Kingsley's Andromeda well describes her place:
I set thee
High for a star in the heavens, a sign and a hope for the seamen,
Spreading thy long white arms all night in the heights of the aether,
Hard by thy sire and the hero, thy spouse, while near thee thy mother
Sits in her ivory chair, as she plaits ambrosial tresses;
All night long thou wilt shine;

these members of the royal family, Andromeda, Cassiopeia, Cepheus, and Perseus, lying contiguous to each other, wholly or partly in the Milky Way.

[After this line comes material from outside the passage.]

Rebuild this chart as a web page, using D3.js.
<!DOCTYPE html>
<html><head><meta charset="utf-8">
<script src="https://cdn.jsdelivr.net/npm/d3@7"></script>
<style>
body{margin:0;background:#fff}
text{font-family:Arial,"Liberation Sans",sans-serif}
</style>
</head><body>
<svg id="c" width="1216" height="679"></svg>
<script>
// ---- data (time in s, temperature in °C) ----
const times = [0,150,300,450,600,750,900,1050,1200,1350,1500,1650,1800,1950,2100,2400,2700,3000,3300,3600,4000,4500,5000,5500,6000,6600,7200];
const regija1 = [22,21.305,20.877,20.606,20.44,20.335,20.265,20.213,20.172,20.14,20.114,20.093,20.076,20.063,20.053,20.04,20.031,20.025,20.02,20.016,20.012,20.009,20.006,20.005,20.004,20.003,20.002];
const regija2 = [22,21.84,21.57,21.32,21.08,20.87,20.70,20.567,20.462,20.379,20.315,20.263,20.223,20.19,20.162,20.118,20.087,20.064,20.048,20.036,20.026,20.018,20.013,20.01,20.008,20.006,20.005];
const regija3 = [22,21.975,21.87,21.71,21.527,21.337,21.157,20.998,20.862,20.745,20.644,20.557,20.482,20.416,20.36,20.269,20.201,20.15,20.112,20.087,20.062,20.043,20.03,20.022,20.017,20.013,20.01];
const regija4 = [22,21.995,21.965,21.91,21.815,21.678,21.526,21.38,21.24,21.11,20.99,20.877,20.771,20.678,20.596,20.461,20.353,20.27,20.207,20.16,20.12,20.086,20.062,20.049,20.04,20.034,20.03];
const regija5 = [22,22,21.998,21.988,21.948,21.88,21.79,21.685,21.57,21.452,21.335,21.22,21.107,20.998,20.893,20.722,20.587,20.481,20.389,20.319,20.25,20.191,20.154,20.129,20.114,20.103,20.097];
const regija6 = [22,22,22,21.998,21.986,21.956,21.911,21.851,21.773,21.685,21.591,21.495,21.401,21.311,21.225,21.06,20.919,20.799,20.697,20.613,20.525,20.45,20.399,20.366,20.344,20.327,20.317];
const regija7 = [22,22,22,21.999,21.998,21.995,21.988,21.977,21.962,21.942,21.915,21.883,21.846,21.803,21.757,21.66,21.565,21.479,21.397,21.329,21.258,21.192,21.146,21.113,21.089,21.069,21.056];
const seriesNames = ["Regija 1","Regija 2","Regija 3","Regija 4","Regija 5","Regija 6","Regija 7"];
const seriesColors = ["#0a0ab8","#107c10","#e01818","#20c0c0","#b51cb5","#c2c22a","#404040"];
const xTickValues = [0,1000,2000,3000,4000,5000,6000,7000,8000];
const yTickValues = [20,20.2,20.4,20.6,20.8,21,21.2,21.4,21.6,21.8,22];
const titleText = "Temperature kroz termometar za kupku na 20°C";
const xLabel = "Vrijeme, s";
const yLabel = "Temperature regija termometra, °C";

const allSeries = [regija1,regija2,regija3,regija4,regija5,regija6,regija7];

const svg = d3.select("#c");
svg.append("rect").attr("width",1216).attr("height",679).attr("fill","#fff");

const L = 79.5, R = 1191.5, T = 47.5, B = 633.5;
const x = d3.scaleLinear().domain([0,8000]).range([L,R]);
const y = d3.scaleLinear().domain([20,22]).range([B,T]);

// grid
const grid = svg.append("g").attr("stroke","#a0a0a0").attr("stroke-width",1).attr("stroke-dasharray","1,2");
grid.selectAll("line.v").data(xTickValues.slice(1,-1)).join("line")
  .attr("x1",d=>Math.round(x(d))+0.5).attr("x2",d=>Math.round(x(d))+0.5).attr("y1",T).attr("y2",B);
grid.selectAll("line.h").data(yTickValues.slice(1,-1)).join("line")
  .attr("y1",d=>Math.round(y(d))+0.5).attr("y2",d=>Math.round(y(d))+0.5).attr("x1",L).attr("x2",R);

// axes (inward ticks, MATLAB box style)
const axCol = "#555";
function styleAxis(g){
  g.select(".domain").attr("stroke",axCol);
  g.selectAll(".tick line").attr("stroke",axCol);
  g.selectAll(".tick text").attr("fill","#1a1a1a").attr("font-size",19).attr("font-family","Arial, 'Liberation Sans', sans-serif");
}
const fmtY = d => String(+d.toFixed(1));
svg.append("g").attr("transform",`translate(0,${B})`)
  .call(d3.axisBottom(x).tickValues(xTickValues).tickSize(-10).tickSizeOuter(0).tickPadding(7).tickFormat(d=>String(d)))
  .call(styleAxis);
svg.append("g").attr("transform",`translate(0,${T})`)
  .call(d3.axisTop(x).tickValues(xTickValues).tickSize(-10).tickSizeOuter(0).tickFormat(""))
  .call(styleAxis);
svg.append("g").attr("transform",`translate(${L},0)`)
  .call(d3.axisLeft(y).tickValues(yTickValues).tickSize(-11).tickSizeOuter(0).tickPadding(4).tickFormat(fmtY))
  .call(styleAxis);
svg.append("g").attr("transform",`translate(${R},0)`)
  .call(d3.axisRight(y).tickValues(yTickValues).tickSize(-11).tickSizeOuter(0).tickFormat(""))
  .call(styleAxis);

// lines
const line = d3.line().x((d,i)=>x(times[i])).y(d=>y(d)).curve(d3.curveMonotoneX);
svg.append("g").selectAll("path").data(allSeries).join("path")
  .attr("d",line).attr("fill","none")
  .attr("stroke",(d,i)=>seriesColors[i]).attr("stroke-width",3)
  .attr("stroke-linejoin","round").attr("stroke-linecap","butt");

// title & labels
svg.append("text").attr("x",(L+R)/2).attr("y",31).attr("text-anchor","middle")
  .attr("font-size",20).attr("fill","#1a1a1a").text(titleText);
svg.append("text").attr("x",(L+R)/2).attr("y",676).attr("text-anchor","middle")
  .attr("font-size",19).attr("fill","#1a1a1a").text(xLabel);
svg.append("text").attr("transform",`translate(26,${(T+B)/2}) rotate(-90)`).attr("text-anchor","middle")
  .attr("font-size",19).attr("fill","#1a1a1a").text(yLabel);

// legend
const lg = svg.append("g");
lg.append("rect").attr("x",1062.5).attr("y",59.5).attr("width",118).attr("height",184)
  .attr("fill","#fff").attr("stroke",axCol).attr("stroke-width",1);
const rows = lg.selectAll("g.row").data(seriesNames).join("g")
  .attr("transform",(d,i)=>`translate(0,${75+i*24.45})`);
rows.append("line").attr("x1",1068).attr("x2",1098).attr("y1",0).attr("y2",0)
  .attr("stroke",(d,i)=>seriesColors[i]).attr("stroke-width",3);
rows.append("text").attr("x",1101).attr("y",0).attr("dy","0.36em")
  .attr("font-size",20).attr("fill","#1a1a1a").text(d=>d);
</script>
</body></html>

The stars that mark her right arm may be seen stretching from σ to ι and κ; ζ marking the left arm with the end of the chain towards Lacerta; but in early days she was somewhat differently located, and even till recently there has been confusion here; for Smyth wrote:
Flamsteed's Nos. 51 and 54 Andromedae are ψ and υ Persei, though placed exactly where Ptolemy wished them to be — on the lady's foot: so also α in this asterism has been lettered δ Pegasi by Bayer, and β has been the lucida of the Northern Fish.
Argelander has 83 stars here, and Heis 138.
La Lande and Dupuis asserted that the Phoenician sphere had a broad Threshing-floor in this spot, with stars of Cassiopeia as one of the Gleaners in the large Wheat-field that occupied so much of that people's sky; its exact boundaries, however, being unknown to us.